** SUPPLIED MATERIAL **
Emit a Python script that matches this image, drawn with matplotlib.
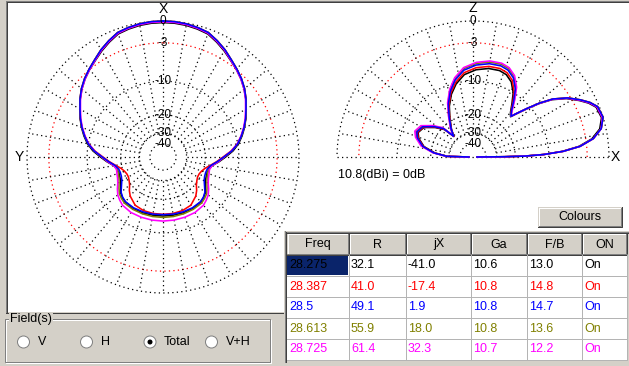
import numpy as np
import matplotlib
matplotlib.use("Agg")
import matplotlib.pyplot as plt
from matplotlib.patches import Rectangle, Circle

# ---------------- data ----------------
freqs = ["28.275", "28.387", "28.5", "28.613", "28.725"]
r_vals = ["32.1", "41.0", "49.1", "55.9", "61.4"]
jx_vals = ["-41.0", "-17.4", "1.9", "18.0", "32.3"]
ga_vals = ["10.6", "10.8", "10.8", "10.8", "10.7"]
fb_vals = ["13.0", "14.8", "14.7", "13.6", "12.2"]
on_vals = ["On", "On", "On", "On", "On"]
headers = ["Freq", "R", "jX", "Ga", "F/B", "ON"]
series_colors = ["#000000", "#ff0000", "#0000ff", "#808000", "#ff00ff"]
draw_order = [0, 1, 3, 4, 2]

ring_db = [0, -3, -10, -20, -30, -40]
ring_labels = ["0", "-3", "-10", "-20", "-30", "-40"]
gain_ref = "10.8(dBi) = 0dB"
field_opts = ["V", "H", "Total", "V+H"]

# azimuth pattern (dB rel. 10.8 dBi), 0 deg = X (forward), symmetric
az_deg = [0, 5, 10, 15, 20, 25, 30, 35, 40, 45, 50, 55, 60, 65, 70, 75, 80, 85, 90, 95,
          100, 105, 110, 115, 120, 125, 130, 135, 140, 150, 160, 170, 180]
az_black = [-0.2, -0.22, -0.3, -0.45, -0.65, -1.2, -1.8, -2.45, -3.0, -3.6, -4.3, -5.1, -6.0, -6.8, -7.7, -8.7,
            -9.8, -11.3, -13.3, -15.2, -17.2, -18.0, -18.2, -18.0, -17.6, -16.6, -15.4, -14.8, -14.4, -14.2,
            -14.2, -14.3, -14.3]
az_red = [0.0, -0.02, -0.1, -0.25, -0.45, -1.0, -1.6, -2.3, -2.9, -3.5, -4.2, -5.05, -6.0, -6.85, -7.8, -8.9,
          -10.1, -11.8, -14.0, -15.9, -17.8, -19.5, -20.5, -21.0, -21.0, -20.4, -19.5, -18.0, -16.8, -15.3,
          -14.9, -14.8, -14.8]
az_blue = [0.0, -0.02, -0.1, -0.25, -0.45, -1.0, -1.6, -2.3, -2.9, -3.5, -4.2, -5.05, -6.0, -6.85, -7.8, -8.85,
           -10.0, -11.6, -13.8, -15.7, -17.6, -18.6, -18.8, -18.6, -18.0, -16.9, -15.6, -14.9, -14.5, -14.4,
           -14.5, -14.6, -14.7]
az_olive = [0.0, -0.02, -0.1, -0.25, -0.45, -1.0, -1.6, -2.3, -2.9, -3.5, -4.2, -5.05, -6.0, -6.85, -7.8, -8.85,
            -10.0, -11.6, -13.7, -15.5, -17.4, -18.2, -18.0, -17.6, -16.9, -15.9, -14.9, -14.4, -14.0, -13.9,
            -13.9, -13.9, -13.9]
az_magenta = [-0.1, -0.12, -0.2, -0.35, -0.55, -1.1, -1.7, -2.4, -3.0, -3.6, -4.3, -5.15, -6.1, -6.95, -7.9, -8.95,
              -10.1, -11.7, -13.7, -15.4, -17.2, -17.8, -17.5, -17.1, -16.4, -15.3, -14.3, -13.7, -13.2, -12.9,
              -12.9, -12.9, -12.9]

# elevation pattern (dB rel. 10.8 dBi), 0 deg = horizon toward X, 90 = zenith
el_deg = [0, 0.5, 1, 2, 3.6, 5.7, 8.7, 12.5, 17, 22, 25, 28, 32, 36, 39, 42, 45, 47,
          50, 54, 58, 63, 68, 73, 80, 88, 96, 103, 109, 115, 121, 128, 133,
          136, 142, 149, 156, 161, 168, 174, 178.5, 180]
el_black = [-60, -25.2, -16.7, -11.4, -7.2, -4.2, -2.1, -0.8, -0.2, -0.4, -1.1, -2.1, -3.6, -5.7, -8.1, -11.0, -13.8, -15.5,
            -14.5, -12.3, -10.0, -8.2, -7.3, -7.0, -7.1, -7.6, -8.5, -10.2, -12.3, -15.2, -19.0, -23.3, -27.0,
            -21.2, -17.9, -14.8, -14.0, -14.8, -17.1, -21.7, -28.5, -60]
el_red = [-60, -25.0, -16.5, -11.2, -7.0, -4.0, -1.9, -0.6, 0.0, -0.2, -0.9, -1.9, -3.4, -5.5, -7.9, -10.8, -13.6, -15.3,
          -14.3, -11.9, -9.6, -7.8, -6.9, -6.6, -6.7, -7.2, -8.1, -9.8, -11.9, -14.9, -18.8, -23.2, -27.0,
          -21.0, -17.6, -14.6, -13.8, -14.6, -16.9, -21.5, -28.4, -60]
el_blue = [-60, -25.0, -16.5, -11.2, -7.0, -4.0, -1.9, -0.6, 0.0, -0.2, -0.9, -1.9, -3.4, -5.5, -7.9, -10.8, -13.6, -15.3,
           -14.1, -11.6, -9.1, -7.3, -6.4, -6.1, -6.2, -6.7, -7.6, -9.3, -11.5, -14.5, -18.5, -23.0, -26.8,
           -20.6, -17.4, -14.4, -13.6, -14.4, -16.7, -21.3, -28.2, -60]
el_olive = [-60, -25.0, -16.5, -11.2, -7.0, -4.0, -1.9, -0.6, 0.0, -0.2, -0.9, -1.9, -3.4, -5.5, -7.9, -10.8, -13.6, -15.3,
            -13.9, -11.3, -8.8, -7.0, -6.1, -5.8, -5.9, -6.4, -7.3, -9.0, -11.2, -14.2, -18.2, -22.7, -26.6,
            -20.3, -17.1, -14.1, -13.3, -14.1, -16.4, -21.1, -28.0, -60]
el_magenta = [-60, -25.0, -16.5, -11.2, -7.0, -4.0, -1.9, -0.6, -0.1, -0.3, -1.0, -2.0, -3.5, -5.6, -8.0, -10.9, -13.6, -15.3,
              -13.7, -11.1, -8.6, -6.8, -5.9, -5.6, -5.7, -6.2, -7.1, -8.8, -11.0, -14.0, -18.0, -22.5, -26.5,
              -20.0, -16.8, -13.8, -13.0, -13.8, -16.1, -20.8, -27.8, -60]

az_series = [az_black, az_red, az_blue, az_olive, az_magenta]
el_series = [el_black, el_red, el_blue, el_olive, el_magenta]

# ---------------- figure ----------------
W, H = 629, 366
GRAY = "#d4d0c8"
fig = plt.figure(figsize=(W / 100, H / 100), dpi=100)
fig.patch.set_facecolor(GRAY)
UI_FONT = "Liberation Sans"

# background layer (white plot panel)
bg = fig.add_axes([0, 0, 1, 1], zorder=0)
bg.set_xlim(0, W); bg.set_ylim(H, 0); bg.axis("off")
bg.add_patch(Rectangle((6, 1), W - 6, 311, fc="white", ec="none"))
px = 0.72  # one pixel in points
bg.plot([5.5, 5.5], [0.5, 312.5], color="#808080", lw=px)
bg.plot([6.5, 6.5], [1.5, 312.5], color="#404040", lw=px)
bg.plot([5.5, W], [0.5, 0.5], color="#808080", lw=px)
bg.plot([6.5, W], [1.5, 1.5], color="#404040", lw=px)
bg.plot([5.5, 286], [312.5, 312.5], color="#404040", lw=px)


def fwd(d):
    return np.power(0.89, -np.asarray(d, dtype=float) / 2.0)


def inv(r):
    with np.errstate(divide="ignore", invalid="ignore"):
        return -2.0 * np.log(np.asarray(r, dtype=float)) / np.log(0.89)


RPX = 136


def make_polar(cx, cy, zero_loc):
    rect = [(cx - RPX) / W, (H - cy - RPX) / H, 2 * RPX / W, 2 * RPX / H]
    ax = fig.add_axes(rect, projection="polar", zorder=1)
    ax.set_theta_zero_location(zero_loc)
    ax.set_rscale("function", functions=(fwd, inv))
    ax.set_rlim(-120, 0)
    ax.grid(False)
    ax.set_xticks([]); ax.set_yticks([])
    ax.spines["polar"].set_visible(False)
    ax.patch.set_visible(False)
    return ax


DOT = dict(lw=0.9, linestyle=(0, (1, 2.6)), clip_on=False)
CURVE_LW = 1.15
LAB_FS = 8.5

# ---- left: azimuth plot ----
axl = make_polar(163, 157, "N")
th_full = np.linspace(0, 2 * np.pi, 721)
for db in ring_db:
    axl.plot(th_full, np.full_like(th_full, db), color="red" if db == -3 else "black", **DOT)
for a in range(0, 360, 10):
    axl.plot([np.deg2rad(a)] * 2, [-30, 0], color="black", **DOT)
az_arr = np.array(az_deg, dtype=float)
az_theta = np.deg2rad(np.concatenate([az_arr, 360 - az_arr[-2::-1]]))
for k in draw_order:
    v = np.array(az_series[k], dtype=float)
    axl.plot(az_theta, np.concatenate([v, v[-2::-1]]), color=series_colors[k], lw=CURVE_LW, clip_on=False)
for db, lab in zip(ring_db, ring_labels):
    axl.text(0, db, lab, ha="center", va="center", fontsize=LAB_FS, family=UI_FONT)

# ---- right: elevation plot ----
axr = make_polar(473, 157, "E")
th_half = np.linspace(0, np.pi, 361)
for db in ring_db:
    axr.plot(th_half, np.full_like(th_half, db), color="red" if db == -3 else "black", **DOT)
for a in range(10, 180, 10):
    axr.plot([np.deg2rad(a)] * 2, [-30, 0], color="black", **DOT)
axr.plot([np.pi, np.pi, 0, 0], [0, -120, -120, 0], color="black", **DOT)
el_theta = np.deg2rad(el_deg)
for k in draw_order:
    axr.plot(el_theta, el_series[k], color=series_colors[k], lw=CURVE_LW, clip_on=False)
for db, lab in zip(ring_db, ring_labels):
    axr.text(np.pi / 2, db, lab, ha="center", va="center", fontsize=LAB_FS, family=UI_FONT)

# ---------------- UI overlay ----------------
ui = fig.add_axes([0, 0, 1, 1], zorder=3)
ui.set_xlim(0, W); ui.set_ylim(H, 0); ui.axis("off")
ui.patch.set_visible(False)

# axis letters
ui.text(163, 9, "X", ha="center", va="center", fontsize=10, family=UI_FONT)
ui.text(19, 157, "Y", ha="center", va="center", fontsize=10, family=UI_FONT)
ui.text(473, 8, "Z", ha="center", va="center", fontsize=10, family=UI_FONT)
ui.text(615, 157, "X", ha="center", va="center", fontsize=10, family=UI_FONT)
ui.text(338, 175, gain_ref, ha="left", va="center", fontsize=9, family=UI_FONT)

# Colours button
bx0, by0, bx1, by1 = 538, 207, 622, 227
ui.add_patch(Rectangle((bx0, by0), bx1 - bx0, by1 - by0, fc=GRAY, ec="none"))
ui.plot([bx0 + 0.5, bx1 - 0.5], [by0 + 0.5, by0 + 0.5], color="white", lw=px)
ui.plot([bx0 + 0.5, bx0 + 0.5], [by0 + 0.5, by1 - 0.5], color="white", lw=px)
ui.plot([bx0, bx1 - 0.5, bx1 - 0.5], [by1 - 0.5, by1 - 0.5, by0], color="#404040", lw=px)
ui.plot([bx0 + 1, bx1 - 1.5, bx1 - 1.5], [by1 - 1.5, by1 - 1.5, by0 + 1], color="#808080", lw=px)
ui.text((bx0 + bx1) / 2, (by0 + by1) / 2, "Colours", ha="center", va="center", fontsize=9, family=UI_FONT)

# table
col_x = [287, 349, 406, 471, 527, 582, 627]
hdr_y0, hdr_y1 = 233, 255
row_h = 21
ui.add_patch(Rectangle((284, 231), W - 284, 131, fc=GRAY, ec="none"))
ui.plot([284.5, 284.5], [231, 362], color="#808080", lw=px)
ui.plot([284.5, W], [231.5, 231.5], color="#808080", lw=px)
ui.plot([285.5, 285.5], [232, 362], color="#404040", lw=px)
ui.plot([285.5, W], [232.5, 232.5], color="#404040", lw=px)
n_rows = len(freqs)
ui.add_patch(Rectangle((col_x[0], hdr_y1), col_x[-1] - col_x[0], row_h * n_rows, fc="white", ec="none"))
for i, hname in enumerate(headers):
    x0, x1 = col_x[i], col_x[i + 1]
    ui.add_patch(Rectangle((x0, hdr_y0), x1 - x0, hdr_y1 - hdr_y0, fc=GRAY, ec="none"))
    ui.plot([x0 + 0.5, x1 - 1], [hdr_y0 + 0.5, hdr_y0 + 0.5], color="white", lw=px)
    ui.plot([x0 + 0.5, x0 + 0.5], [hdr_y0 + 0.5, hdr_y1 - 1], color="white", lw=px)
    ui.plot([x1 - 0.5, x1 - 0.5], [hdr_y0, hdr_y1], color="#404040", lw=px)
    ui.plot([x1 - 1.5, x1 - 1.5], [hdr_y0 + 1, hdr_y1 - 1], color="#808080", lw=px)
    ui.text((x0 + x1) / 2, (hdr_y0 + hdr_y1) / 2 + 0.5, hname, ha="center", va="center", fontsize=9, family=UI_FONT)
ui.plot([col_x[0], col_x[-1]], [hdr_y1 - 0.5, hdr_y1 - 0.5], color="#404040", lw=px)
ui.plot([col_x[0], col_x[-1]], [hdr_y1 - 1.5, hdr_y1 - 1.5], color="#808080", lw=px)
# selected cell
ui.add_patch(Rectangle((col_x[0], hdr_y1), col_x[1] - col_x[0] - 1, row_h - 1, fc="#0a246a", ec="none"))
cols_data = [freqs, r_vals, jx_vals, ga_vals, fb_vals, on_vals]
for r in range(n_rows):
    yb = hdr_y1 + row_h * (r + 1) - 0.5
    ui.plot([col_x[0], col_x[-1]], [yb, yb], color="#b4b4b4", lw=px)
    for c in range(len(headers)):
        ui.text(col_x[c] + 2, hdr_y1 + row_h * r + row_h / 2, cols_data[c][r], ha="left", va="center",
                fontsize=9, family=UI_FONT, color=series_colors[r])
for c in range(1, len(col_x)):
    ui.plot([col_x[c] - 0.5] * 2, [hdr_y1, hdr_y1 + row_h * n_rows], color="#b4b4b4", lw=px)

# Field(s) group box
gx0, gy0, gx1, gy1 = 5, 319, 270, 362
ui.add_patch(Rectangle((gx0 + 0.5, gy0 + 0.5), gx1 - gx0, gy1 - gy0, fill=False, ec="white", lw=px))
ui.add_patch(Rectangle((gx0 - 0.5, gy0 - 0.5), gx1 - gx0, gy1 - gy0, fill=False, ec="#808080", lw=px))
ui.text(10, gy0, "Field(s)", ha="left", va="center", fontsize=9, family=UI_FONT,
        bbox=dict(fc=GRAY, ec="none", pad=0.5))
rb_x = [23.5, 86.5, 150, 211.5]
rb_y = 342
for i, (xc, lab) in enumerate(zip(rb_x, field_opts)):
    ui.add_patch(Circle((xc, rb_y), 6, fc="white", ec="#808080", lw=px))
    if lab == "Total":
        ui.add_patch(Circle((xc, rb_y), 2.5, fc="black", ec="none"))
    ui.text(xc + 14, rb_y, lab, ha="left", va="center", fontsize=9, family=UI_FONT)

fig.savefig("out.png", dpi=100, facecolor=fig.get_facecolor())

** SET PROBLEM **
Isolate the lines that hold the word "with" and copy all of them.

** ANSWER TO THIS PROBLEM **
Emit a Python script that matches this image, drawn with matplotlib.
    with np.errstate(divide="ignore", invalid="ignore"):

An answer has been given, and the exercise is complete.